» **Aim of the exercise**
Print, word for word, the opening line of the data below and every line after it through the line that contains "return 1 - py / H", but not the pictures.
═══
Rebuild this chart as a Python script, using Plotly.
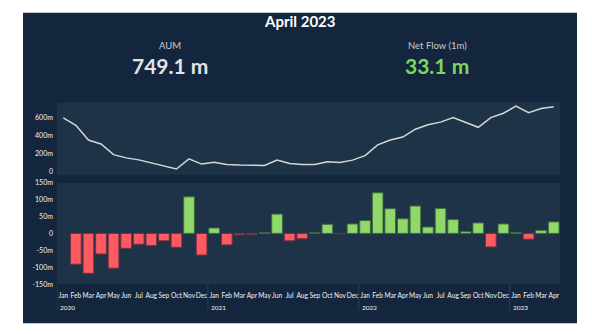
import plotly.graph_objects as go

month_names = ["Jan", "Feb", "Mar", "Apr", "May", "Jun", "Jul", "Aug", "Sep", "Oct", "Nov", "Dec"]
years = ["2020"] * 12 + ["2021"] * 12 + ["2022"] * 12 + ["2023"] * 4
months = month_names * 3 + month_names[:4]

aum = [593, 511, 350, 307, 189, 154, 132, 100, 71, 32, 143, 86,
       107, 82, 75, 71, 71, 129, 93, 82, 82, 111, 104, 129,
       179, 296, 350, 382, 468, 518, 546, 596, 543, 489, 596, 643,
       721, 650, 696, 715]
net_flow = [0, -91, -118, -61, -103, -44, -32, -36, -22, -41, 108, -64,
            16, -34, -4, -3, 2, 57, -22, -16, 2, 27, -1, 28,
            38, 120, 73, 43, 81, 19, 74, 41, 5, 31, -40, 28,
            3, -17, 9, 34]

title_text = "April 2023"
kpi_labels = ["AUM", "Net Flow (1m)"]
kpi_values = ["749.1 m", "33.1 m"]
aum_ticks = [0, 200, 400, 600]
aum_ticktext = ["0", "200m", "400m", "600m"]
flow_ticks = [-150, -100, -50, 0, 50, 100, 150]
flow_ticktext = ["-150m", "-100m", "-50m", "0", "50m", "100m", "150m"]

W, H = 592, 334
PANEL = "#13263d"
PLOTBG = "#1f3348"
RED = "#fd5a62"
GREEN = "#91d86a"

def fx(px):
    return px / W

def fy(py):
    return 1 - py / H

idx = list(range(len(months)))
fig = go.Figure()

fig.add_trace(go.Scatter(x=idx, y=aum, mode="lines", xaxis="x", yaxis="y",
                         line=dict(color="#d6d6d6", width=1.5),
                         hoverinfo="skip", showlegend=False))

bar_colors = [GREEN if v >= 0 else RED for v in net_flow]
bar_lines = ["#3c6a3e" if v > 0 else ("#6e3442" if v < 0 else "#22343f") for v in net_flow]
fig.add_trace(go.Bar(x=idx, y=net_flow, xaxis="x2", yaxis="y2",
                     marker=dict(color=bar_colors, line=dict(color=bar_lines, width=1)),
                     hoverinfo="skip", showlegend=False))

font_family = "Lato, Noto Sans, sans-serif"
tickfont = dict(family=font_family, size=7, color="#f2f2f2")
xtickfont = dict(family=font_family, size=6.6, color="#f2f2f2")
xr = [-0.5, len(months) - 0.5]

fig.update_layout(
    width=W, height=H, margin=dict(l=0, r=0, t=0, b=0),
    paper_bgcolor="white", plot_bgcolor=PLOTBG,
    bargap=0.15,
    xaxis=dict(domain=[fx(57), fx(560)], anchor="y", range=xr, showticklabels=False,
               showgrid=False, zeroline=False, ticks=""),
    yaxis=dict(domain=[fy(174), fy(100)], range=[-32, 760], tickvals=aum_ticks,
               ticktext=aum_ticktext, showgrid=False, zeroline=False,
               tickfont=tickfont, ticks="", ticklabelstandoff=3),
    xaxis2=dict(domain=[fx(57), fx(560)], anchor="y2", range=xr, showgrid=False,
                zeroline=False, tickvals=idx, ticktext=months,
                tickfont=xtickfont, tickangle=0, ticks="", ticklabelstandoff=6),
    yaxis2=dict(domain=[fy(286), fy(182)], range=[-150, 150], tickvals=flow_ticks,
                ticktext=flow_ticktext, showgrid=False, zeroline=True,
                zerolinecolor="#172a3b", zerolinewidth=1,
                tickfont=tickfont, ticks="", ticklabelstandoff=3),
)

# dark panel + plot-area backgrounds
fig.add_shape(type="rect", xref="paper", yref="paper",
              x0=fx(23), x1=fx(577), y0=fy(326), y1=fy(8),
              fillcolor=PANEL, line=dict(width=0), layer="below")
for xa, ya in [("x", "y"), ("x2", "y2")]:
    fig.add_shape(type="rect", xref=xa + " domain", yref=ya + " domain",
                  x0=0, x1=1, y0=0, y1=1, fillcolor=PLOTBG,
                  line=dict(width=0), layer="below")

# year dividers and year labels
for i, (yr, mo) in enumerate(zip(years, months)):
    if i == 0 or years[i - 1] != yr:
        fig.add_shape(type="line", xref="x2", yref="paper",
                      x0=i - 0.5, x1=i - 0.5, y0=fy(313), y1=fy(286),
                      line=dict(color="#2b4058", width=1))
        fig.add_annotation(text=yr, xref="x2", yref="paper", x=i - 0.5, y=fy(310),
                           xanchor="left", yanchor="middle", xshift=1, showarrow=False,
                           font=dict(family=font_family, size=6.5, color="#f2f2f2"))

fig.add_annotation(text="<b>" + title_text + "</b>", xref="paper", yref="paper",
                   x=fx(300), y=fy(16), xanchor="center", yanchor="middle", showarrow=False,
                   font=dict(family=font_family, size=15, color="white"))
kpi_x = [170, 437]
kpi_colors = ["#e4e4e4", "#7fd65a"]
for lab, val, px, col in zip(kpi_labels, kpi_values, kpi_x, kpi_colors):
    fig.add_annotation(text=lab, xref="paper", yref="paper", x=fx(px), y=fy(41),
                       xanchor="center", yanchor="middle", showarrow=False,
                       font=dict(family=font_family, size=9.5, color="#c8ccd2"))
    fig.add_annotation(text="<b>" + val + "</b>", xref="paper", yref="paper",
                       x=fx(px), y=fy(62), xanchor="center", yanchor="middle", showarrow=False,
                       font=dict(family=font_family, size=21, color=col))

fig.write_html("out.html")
═══
» **Solved exercise**
Rebuild this chart as a Python script, using Plotly.
import plotly.graph_objects as go

month_names = ["Jan", "Feb", "Mar", "Apr", "May", "Jun", "Jul", "Aug", "Sep", "Oct", "Nov", "Dec"]
years = ["2020"] * 12 + ["2021"] * 12 + ["2022"] * 12 + ["2023"] * 4
months = month_names * 3 + month_names[:4]

aum = [593, 511, 350, 307, 189, 154, 132, 100, 71, 32, 143, 86,
       107, 82, 75, 71, 71, 129, 93, 82, 82, 111, 104, 129,
       179, 296, 350, 382, 468, 518, 546, 596, 543, 489, 596, 643,
       721, 650, 696, 715]
net_flow = [0, -91, -118, -61, -103, -44, -32, -36, -22, -41, 108, -64,
            16, -34, -4, -3, 2, 57, -22, -16, 2, 27, -1, 28,
            38, 120, 73, 43, 81, 19, 74, 41, 5, 31, -40, 28,
            3, -17, 9, 34]

title_text = "April 2023"
kpi_labels = ["AUM", "Net Flow (1m)"]
kpi_values = ["749.1 m", "33.1 m"]
aum_ticks = [0, 200, 400, 600]
aum_ticktext = ["0", "200m", "400m", "600m"]
flow_ticks = [-150, -100, -50, 0, 50, 100, 150]
flow_ticktext = ["-150m", "-100m", "-50m", "0", "50m", "100m", "150m"]

W, H = 592, 334
PANEL = "#13263d"
PLOTBG = "#1f3348"
RED = "#fd5a62"
GREEN = "#91d86a"

def fx(px):
    return px / W

def fy(py):
    return 1 - py / H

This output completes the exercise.